Gross National Product (2001)
Gross National Product is a response to the Giuliani administration in New York and the devastating effects that his policies had on the poor. The play deploys the interrelation between poverty, the working class and marginalization.
Conga Gorilla Forest (2000)
At the end of the millennium a group of women get together to build a time capsule. Believing the prophecies and that the Y2K will end the world, they decide to spend the last days of the millennium building a time capsule for future civilizations. They try to conciliate religion and science. How the destruction of the world, produced by science and computers and the belief in prophecies will come together in one second at midnight 1999.
Hot Tamale (1999)
Hot Tamale is a Latina fiesta about the Latina stereotype. 1999 was Latin pop singer Ricky Martin’s year with his hit song “La fiesta.” Latinos became the new market. They were considered hot, great lovers, great dancers, and big consumers. “Hot Tamale” is a show about sex and hot tamales.
Rats – the fantasy of extermination (1999)

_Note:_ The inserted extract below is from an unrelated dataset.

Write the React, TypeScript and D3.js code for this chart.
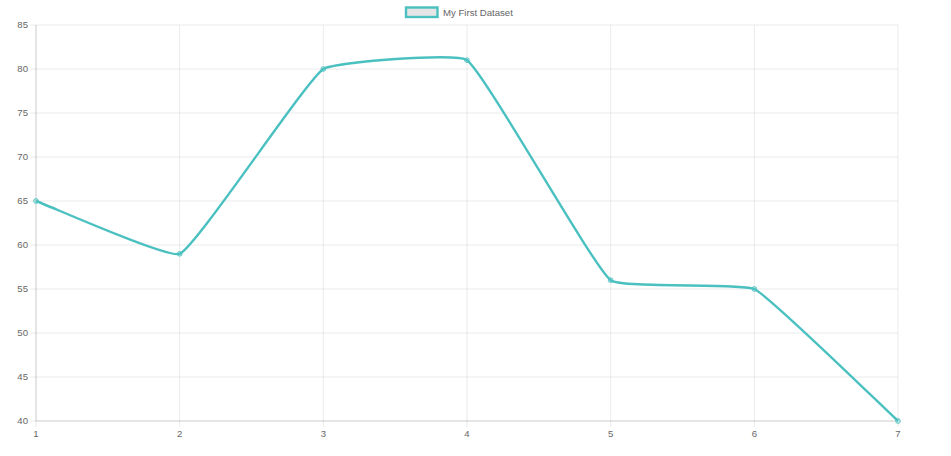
import * as d3 from "d3";

const labels = ["1", "2", "3", "4", "5", "6", "7"];
const values = [65, 59, 80, 81, 56, 55, 40];
const yTicks = [40, 45, 50, 55, 60, 65, 70, 75, 80, 85];
const seriesName = "My First Dataset";

const width = 951;
const height = 456;
const marginLeft = 36;
const marginRight = 53;
const marginTop = 25;
const marginBottom = 35;
const teal = "rgb(75,192,192)";
const font = "'Liberation Sans', Arial, Helvetica, sans-serif";

type P = { x: number; y: number };

// chart.js style spline with tension
function splinePath(pts: P[], t: number) {
  const cps = pts.map((cur, i) => {
    const prev = pts[i - 1] ?? cur;
    const next = pts[i + 1] ?? cur;
    const d01 = Math.hypot(cur.x - prev.x, cur.y - prev.y);
    const d12 = Math.hypot(next.x - cur.x, next.y - cur.y);
    let s01 = d01 / (d01 + d12);
    let s12 = d12 / (d01 + d12);
    if (isNaN(s01)) s01 = 0;
    if (isNaN(s12)) s12 = 0;
    const fa = t * s01;
    const fb = t * s12;
    return {
      prev: { x: cur.x - fa * (next.x - prev.x), y: cur.y - fa * (next.y - prev.y) },
      next: { x: cur.x + fb * (next.x - prev.x), y: cur.y + fb * (next.y - prev.y) },
    };
  });
  const path = d3.path();
  path.moveTo(pts[0].x, pts[0].y);
  for (let i = 1; i < pts.length; i++) {
    const a = cps[i - 1].next;
    const b = cps[i].prev;
    path.bezierCurveTo(a.x, a.y, b.x, b.y, pts[i].x, pts[i].y);
  }
  return path.toString();
}

const App = () => {
  const x = d3
    .scalePoint()
    .domain(labels)
    .range([marginLeft, width - marginRight]);

  const y = d3
    .scaleLinear()
    .domain([40, 85])
    .range([height - marginBottom, marginTop]);

  const pts = values.map((v, i) => ({ x: x(labels[i])!, y: y(v) }));

  return (
    <svg
      width={width}
      height={height}
      viewBox={`0 0 ${width} ${height}`}
      style={{ position: "absolute", left: 0, top: 0, background: "#fff" }}
      fontFamily={font}
    >
      {/* grid */}
      <g stroke="rgba(0,0,0,0.08)" strokeWidth={1}>
        {yTicks.map((t) => (
          <line key={"h" + t} x1={marginLeft - 6} x2={width - marginRight} y1={y(t)} y2={y(t)} />
        ))}
        {labels.map((l) => (
          <line key={"v" + l} x1={x(l)} x2={x(l)} y1={marginTop} y2={height - marginBottom + 6} />
        ))}
      </g>
      <line x1={marginLeft} x2={marginLeft} y1={marginTop} y2={height - marginBottom} stroke="rgba(0,0,0,0.13)" />
      <line x1={marginLeft} x2={width - marginRight} y1={y(40)} y2={y(40)} stroke="rgba(0,0,0,0.13)" />

      {/* y labels */}
      <g fontSize={9.6} fill="#666" textAnchor="end">
        {yTicks.map((t) => (
          <text key={t} x={marginLeft - 8} y={y(t)} dy="0.35em">
            {t}
          </text>
        ))}
      </g>
      {/* x labels */}
      <g fontSize={9.6} fill="#666" textAnchor="middle">
        {labels.map((l) => (
          <text key={l} x={x(l)} y={height - marginBottom + 13} dy="0.35em">
            {l}
          </text>
        ))}
      </g>

      {/* series */}
      <path d={splinePath(pts, 0.1)} fill="none" stroke={teal} strokeWidth={2.4} />
      {pts.map((p, i) => (
        <circle key={i} cx={p.x} cy={p.y} r={2.4} fill="rgba(75,192,192,0.35)" stroke={teal} strokeWidth={0.8} />
      ))}

      {/* legend */}
      <rect x={406} y={7.5} width={31.5} height={9.5} fill="rgba(0,0,0,0.1)" stroke={teal} strokeWidth={2.4} />
      <text x={443} y={12.3} dy="0.35em" fontSize={9.6} fill="#666">
        {seriesName}
      </text>
    </svg>
  );
};

export default App;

Rats is about queers, butches, lesbians, and a little bit about rats. The show has a non-linear structure. The piece starts with a comparison between rats and King Hamlet. The main character realizes that she already became a ghost –even when she is not dead yet– and she starts obsessing about her ghost and her death. She states: “sometimes your death can be more important than your life.”
Butch Fashion Show in the Femme Auto Body Shop (1997)
Butch Fashion Show in the Femme Auto Body Shop is a witty, satirical exploration of the ups, downs, and sexual charades at play in an urban butch-femme relationship.